====== RECORDS SHOWN
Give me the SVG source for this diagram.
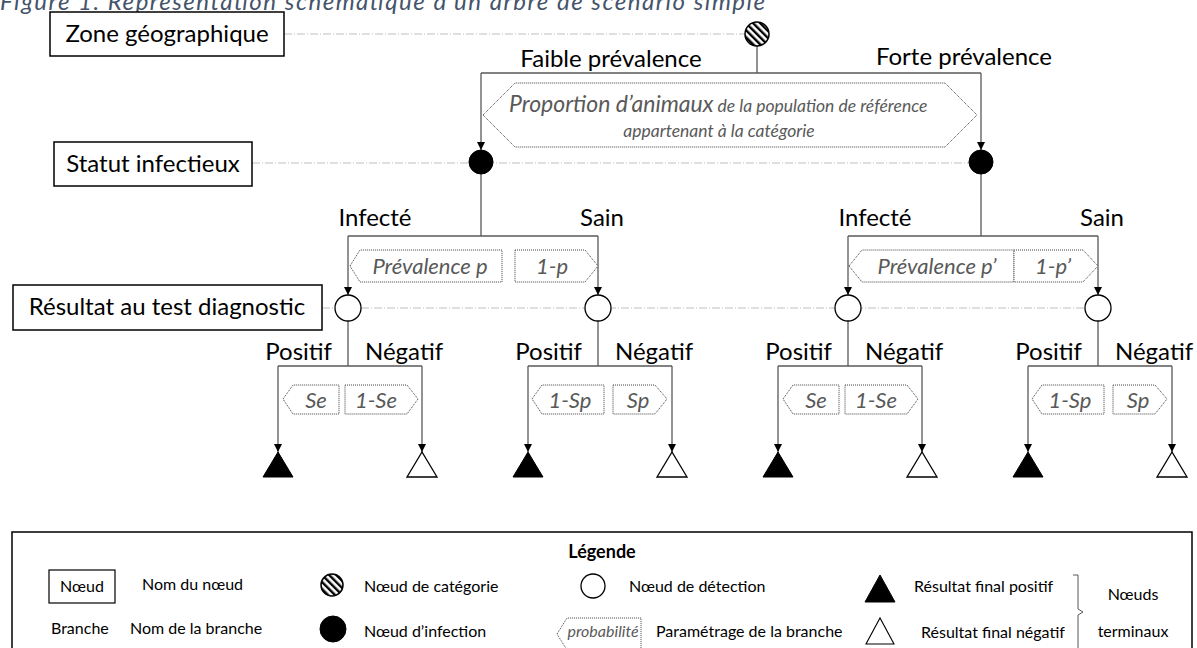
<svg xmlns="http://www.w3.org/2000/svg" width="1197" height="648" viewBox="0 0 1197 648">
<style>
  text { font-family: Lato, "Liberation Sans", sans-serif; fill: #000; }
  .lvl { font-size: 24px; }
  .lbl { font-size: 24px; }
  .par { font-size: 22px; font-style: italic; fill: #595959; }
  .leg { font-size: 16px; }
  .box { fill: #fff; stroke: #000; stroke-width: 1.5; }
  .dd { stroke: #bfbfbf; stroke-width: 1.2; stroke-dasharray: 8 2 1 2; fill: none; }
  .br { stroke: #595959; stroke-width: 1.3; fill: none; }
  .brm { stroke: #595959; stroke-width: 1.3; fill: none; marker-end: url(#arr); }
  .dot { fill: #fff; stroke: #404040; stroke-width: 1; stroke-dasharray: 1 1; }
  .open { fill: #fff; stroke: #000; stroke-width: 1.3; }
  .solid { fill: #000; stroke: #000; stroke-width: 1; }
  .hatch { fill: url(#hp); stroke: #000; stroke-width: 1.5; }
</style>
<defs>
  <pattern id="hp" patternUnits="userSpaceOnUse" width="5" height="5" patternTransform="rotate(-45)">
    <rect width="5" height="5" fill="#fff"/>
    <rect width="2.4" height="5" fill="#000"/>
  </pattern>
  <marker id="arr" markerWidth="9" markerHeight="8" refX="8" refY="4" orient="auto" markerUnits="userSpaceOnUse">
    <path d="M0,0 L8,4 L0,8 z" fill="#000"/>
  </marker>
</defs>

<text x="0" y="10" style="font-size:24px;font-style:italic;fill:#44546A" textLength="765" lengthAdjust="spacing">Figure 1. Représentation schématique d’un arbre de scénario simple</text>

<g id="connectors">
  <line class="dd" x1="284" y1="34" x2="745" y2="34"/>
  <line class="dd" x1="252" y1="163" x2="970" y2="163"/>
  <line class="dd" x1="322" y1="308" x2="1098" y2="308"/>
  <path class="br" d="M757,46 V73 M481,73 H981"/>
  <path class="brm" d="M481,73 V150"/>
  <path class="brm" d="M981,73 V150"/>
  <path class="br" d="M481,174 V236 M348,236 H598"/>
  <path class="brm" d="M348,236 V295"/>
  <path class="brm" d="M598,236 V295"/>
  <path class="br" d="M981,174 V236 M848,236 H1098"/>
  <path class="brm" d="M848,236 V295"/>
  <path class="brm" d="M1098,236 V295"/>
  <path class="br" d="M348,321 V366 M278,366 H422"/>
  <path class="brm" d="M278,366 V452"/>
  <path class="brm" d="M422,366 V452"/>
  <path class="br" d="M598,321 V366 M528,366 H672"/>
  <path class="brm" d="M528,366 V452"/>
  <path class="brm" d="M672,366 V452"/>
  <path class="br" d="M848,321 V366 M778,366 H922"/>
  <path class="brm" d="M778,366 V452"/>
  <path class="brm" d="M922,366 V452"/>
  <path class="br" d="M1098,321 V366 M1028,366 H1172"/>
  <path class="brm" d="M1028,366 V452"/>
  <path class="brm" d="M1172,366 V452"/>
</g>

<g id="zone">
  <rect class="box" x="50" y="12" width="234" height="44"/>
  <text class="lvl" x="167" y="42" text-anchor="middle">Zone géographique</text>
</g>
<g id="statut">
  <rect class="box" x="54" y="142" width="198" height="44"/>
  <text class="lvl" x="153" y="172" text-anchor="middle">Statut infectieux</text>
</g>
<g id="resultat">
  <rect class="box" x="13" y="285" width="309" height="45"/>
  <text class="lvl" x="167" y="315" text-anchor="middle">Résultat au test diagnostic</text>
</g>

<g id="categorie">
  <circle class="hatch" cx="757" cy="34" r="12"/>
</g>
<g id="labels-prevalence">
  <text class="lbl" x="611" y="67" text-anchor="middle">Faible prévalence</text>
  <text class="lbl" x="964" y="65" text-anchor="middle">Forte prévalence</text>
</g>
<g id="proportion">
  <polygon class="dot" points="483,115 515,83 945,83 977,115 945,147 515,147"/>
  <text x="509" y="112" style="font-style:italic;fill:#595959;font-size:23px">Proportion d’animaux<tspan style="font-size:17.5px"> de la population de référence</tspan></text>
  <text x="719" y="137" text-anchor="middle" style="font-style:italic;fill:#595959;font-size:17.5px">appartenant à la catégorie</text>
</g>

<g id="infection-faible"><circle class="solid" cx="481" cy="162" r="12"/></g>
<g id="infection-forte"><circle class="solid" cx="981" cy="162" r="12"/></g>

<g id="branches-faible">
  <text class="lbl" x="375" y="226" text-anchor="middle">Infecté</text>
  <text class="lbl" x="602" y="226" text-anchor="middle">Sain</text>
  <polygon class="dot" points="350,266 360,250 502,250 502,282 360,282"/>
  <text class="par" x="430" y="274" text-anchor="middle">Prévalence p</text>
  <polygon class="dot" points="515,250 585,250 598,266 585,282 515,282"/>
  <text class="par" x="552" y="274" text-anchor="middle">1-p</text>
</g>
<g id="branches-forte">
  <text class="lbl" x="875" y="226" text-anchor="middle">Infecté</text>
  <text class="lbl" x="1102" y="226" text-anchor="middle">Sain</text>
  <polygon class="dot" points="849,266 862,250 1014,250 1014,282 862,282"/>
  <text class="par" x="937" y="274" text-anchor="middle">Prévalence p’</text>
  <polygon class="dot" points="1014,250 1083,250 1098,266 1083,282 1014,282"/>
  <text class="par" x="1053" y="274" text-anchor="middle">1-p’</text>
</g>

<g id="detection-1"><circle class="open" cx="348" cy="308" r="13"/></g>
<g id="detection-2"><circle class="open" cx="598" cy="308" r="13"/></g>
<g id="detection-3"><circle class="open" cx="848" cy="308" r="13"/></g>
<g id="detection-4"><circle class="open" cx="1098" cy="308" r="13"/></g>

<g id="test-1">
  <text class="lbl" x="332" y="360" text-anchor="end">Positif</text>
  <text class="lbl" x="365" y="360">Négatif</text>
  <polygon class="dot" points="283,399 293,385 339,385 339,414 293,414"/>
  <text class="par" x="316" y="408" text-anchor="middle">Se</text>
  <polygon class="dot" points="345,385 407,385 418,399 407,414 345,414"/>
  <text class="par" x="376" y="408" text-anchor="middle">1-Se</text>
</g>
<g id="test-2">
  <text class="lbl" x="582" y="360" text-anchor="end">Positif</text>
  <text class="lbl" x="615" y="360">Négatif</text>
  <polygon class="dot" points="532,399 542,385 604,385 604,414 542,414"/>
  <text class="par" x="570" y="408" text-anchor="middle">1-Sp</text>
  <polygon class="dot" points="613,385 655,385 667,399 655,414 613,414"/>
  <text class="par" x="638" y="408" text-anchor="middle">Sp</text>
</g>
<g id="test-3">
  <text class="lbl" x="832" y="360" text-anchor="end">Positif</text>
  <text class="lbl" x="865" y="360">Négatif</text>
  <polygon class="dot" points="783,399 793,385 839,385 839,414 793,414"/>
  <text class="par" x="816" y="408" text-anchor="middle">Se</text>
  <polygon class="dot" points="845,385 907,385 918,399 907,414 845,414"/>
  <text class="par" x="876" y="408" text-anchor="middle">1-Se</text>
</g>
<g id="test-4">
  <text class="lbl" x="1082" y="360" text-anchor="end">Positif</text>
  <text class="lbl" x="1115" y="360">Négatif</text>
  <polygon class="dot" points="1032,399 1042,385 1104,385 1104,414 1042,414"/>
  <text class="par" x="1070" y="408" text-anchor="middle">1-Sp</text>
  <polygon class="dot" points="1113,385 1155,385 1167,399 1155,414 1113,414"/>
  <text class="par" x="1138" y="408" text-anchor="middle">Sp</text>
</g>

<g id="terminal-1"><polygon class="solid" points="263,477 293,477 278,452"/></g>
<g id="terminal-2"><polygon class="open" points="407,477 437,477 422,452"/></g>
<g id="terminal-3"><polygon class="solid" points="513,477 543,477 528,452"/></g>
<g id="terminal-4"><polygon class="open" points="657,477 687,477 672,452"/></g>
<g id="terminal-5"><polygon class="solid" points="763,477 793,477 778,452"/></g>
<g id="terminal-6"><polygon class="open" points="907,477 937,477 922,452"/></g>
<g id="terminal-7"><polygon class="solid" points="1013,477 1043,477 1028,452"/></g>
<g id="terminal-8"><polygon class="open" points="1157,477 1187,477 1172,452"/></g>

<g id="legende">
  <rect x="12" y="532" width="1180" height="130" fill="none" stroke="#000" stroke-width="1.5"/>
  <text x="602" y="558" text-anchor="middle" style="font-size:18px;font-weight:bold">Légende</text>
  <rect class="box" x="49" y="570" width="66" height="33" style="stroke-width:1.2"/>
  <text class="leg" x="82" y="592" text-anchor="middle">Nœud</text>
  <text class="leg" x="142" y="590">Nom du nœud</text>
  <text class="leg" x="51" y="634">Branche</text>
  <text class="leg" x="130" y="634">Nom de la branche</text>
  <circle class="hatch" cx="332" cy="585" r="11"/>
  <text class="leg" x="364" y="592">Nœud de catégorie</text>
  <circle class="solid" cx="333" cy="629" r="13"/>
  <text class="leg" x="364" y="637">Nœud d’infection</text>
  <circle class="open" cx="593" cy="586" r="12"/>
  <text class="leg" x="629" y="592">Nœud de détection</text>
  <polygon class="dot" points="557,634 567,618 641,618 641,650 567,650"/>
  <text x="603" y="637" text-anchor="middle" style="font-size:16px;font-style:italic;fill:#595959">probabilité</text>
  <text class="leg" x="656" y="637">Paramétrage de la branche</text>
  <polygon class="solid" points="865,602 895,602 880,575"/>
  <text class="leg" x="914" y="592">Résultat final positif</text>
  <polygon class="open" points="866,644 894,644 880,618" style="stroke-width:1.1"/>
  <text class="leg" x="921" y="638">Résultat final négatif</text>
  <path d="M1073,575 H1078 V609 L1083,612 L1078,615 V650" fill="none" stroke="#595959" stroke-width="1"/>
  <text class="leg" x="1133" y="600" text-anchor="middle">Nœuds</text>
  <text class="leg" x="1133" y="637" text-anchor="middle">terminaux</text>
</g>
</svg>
============
====== RECORDS SHOWN
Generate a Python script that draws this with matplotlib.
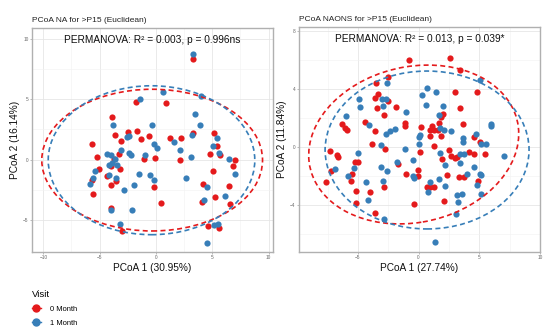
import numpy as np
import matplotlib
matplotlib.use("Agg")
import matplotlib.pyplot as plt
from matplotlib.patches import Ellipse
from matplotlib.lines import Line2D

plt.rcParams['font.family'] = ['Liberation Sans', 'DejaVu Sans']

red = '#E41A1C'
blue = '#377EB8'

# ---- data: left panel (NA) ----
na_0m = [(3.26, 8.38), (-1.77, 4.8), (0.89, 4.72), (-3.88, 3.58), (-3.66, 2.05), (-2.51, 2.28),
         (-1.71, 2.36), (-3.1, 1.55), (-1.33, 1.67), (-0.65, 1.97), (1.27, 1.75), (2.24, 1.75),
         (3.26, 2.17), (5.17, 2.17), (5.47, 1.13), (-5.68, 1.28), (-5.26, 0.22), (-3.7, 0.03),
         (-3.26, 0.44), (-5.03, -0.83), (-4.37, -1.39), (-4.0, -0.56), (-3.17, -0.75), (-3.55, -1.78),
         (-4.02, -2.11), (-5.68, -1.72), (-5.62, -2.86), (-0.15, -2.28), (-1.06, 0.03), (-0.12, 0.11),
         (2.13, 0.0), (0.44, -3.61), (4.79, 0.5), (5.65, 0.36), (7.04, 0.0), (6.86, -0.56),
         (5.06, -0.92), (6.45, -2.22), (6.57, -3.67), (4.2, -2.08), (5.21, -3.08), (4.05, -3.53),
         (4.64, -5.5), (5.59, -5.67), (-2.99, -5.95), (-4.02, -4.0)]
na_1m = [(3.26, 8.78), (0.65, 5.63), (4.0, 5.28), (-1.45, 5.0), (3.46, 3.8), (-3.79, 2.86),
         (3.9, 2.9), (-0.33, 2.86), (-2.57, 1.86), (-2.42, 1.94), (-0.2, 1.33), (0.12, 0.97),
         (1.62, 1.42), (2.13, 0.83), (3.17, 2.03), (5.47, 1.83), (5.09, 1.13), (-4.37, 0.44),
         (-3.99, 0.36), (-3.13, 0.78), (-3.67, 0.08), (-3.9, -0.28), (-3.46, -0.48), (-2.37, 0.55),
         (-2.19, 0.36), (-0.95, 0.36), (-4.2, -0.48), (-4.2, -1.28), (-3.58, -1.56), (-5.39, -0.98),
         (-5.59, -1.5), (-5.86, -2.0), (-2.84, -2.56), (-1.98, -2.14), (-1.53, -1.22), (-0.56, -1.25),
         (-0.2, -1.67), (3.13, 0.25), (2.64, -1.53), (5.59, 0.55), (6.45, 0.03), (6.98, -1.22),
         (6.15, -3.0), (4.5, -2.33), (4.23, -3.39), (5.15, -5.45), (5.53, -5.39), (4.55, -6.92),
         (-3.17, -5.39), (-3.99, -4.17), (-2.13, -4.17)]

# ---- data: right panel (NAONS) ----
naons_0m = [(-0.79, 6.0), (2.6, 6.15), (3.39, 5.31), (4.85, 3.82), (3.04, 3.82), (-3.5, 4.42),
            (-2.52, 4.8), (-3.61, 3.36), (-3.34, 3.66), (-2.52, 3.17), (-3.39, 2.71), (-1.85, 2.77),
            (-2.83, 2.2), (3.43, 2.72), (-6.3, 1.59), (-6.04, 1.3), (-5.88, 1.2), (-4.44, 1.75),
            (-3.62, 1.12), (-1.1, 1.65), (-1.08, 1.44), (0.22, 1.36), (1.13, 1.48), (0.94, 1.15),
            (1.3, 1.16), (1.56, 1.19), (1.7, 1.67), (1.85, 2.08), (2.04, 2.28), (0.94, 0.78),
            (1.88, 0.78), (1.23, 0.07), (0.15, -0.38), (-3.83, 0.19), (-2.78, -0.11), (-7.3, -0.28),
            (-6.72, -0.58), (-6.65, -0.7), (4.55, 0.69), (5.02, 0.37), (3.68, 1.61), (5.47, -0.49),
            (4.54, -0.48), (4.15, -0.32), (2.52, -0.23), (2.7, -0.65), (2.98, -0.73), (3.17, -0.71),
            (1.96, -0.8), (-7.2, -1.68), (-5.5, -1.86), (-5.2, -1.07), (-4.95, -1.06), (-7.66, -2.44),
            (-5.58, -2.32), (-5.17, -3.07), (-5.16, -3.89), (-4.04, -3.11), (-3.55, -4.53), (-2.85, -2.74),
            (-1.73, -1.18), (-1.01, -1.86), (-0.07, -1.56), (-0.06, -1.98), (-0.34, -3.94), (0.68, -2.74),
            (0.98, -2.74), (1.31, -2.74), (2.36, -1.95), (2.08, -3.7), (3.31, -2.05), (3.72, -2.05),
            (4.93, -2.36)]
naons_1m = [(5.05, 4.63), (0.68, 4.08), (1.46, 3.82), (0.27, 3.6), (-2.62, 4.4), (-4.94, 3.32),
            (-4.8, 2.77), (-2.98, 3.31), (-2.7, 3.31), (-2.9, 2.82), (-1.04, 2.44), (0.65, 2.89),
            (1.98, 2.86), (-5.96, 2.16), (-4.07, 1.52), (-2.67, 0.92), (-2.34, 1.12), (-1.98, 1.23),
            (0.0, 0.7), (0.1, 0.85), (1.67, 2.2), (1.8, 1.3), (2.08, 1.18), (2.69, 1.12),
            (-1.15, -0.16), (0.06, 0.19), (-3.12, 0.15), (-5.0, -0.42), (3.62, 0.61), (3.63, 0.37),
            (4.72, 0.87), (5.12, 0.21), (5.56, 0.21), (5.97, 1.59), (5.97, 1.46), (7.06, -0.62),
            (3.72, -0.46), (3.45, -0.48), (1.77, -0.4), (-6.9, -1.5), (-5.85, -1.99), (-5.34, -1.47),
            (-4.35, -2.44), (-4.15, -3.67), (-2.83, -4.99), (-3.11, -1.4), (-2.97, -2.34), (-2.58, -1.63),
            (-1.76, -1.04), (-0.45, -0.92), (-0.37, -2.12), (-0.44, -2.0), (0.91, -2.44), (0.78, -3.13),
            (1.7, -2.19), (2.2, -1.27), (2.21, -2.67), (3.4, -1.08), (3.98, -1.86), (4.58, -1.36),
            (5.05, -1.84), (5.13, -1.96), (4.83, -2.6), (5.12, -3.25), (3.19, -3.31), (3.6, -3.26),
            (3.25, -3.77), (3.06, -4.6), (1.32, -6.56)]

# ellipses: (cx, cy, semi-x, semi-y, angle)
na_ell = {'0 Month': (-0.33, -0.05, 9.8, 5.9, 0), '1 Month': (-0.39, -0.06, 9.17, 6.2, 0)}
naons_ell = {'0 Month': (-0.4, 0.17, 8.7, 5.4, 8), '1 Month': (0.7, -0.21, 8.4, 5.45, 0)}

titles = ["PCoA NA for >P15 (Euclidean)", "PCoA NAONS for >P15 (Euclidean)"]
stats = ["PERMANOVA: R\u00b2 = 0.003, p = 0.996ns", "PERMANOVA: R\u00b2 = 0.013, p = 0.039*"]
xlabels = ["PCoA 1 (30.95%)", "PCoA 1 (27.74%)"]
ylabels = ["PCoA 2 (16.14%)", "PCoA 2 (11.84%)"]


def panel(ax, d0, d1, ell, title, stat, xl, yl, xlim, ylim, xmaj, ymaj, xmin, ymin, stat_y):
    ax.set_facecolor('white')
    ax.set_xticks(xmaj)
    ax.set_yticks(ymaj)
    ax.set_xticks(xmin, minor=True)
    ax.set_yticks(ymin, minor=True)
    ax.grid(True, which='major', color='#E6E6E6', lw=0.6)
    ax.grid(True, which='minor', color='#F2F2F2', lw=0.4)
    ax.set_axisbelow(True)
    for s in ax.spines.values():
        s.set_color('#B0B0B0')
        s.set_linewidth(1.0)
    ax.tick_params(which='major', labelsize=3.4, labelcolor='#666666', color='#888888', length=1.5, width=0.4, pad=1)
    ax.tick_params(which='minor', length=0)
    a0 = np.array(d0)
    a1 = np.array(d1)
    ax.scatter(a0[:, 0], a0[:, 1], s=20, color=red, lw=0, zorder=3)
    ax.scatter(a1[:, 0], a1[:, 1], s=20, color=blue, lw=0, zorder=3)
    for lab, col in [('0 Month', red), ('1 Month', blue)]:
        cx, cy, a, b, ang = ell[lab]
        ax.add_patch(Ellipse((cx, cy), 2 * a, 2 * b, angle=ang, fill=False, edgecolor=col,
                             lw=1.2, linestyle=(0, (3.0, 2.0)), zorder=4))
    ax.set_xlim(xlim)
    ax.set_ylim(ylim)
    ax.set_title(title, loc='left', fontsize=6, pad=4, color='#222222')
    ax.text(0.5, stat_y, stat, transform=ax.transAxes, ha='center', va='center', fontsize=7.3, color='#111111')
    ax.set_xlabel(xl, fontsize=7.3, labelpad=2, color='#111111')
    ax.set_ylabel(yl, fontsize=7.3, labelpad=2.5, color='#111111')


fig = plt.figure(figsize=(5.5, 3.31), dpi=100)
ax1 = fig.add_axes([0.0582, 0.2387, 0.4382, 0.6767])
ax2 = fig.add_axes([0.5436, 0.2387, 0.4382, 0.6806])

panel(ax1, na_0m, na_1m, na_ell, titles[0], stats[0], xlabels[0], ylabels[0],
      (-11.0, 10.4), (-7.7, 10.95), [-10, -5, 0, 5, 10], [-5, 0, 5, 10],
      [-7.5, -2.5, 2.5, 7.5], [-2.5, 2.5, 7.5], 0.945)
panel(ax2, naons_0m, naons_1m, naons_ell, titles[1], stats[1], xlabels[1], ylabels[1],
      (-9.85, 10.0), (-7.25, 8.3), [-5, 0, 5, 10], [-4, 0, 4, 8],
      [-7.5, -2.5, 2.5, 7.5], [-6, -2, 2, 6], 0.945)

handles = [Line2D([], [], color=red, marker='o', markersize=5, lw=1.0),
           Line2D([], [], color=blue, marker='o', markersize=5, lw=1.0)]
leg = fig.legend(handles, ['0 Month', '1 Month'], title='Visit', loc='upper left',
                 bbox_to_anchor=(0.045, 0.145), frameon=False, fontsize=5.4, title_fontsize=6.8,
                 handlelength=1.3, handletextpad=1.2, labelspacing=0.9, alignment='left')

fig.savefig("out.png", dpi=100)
============
Gather and return every line that holds the string "matplotlib".

_ANSWER TO THE TASK_
Generate a Python script that draws this with matplotlib.
import matplotlib
matplotlib.use("Agg")
import matplotlib.pyplot as plt
from matplotlib.patches import Ellipse
from matplotlib.lines import Line2D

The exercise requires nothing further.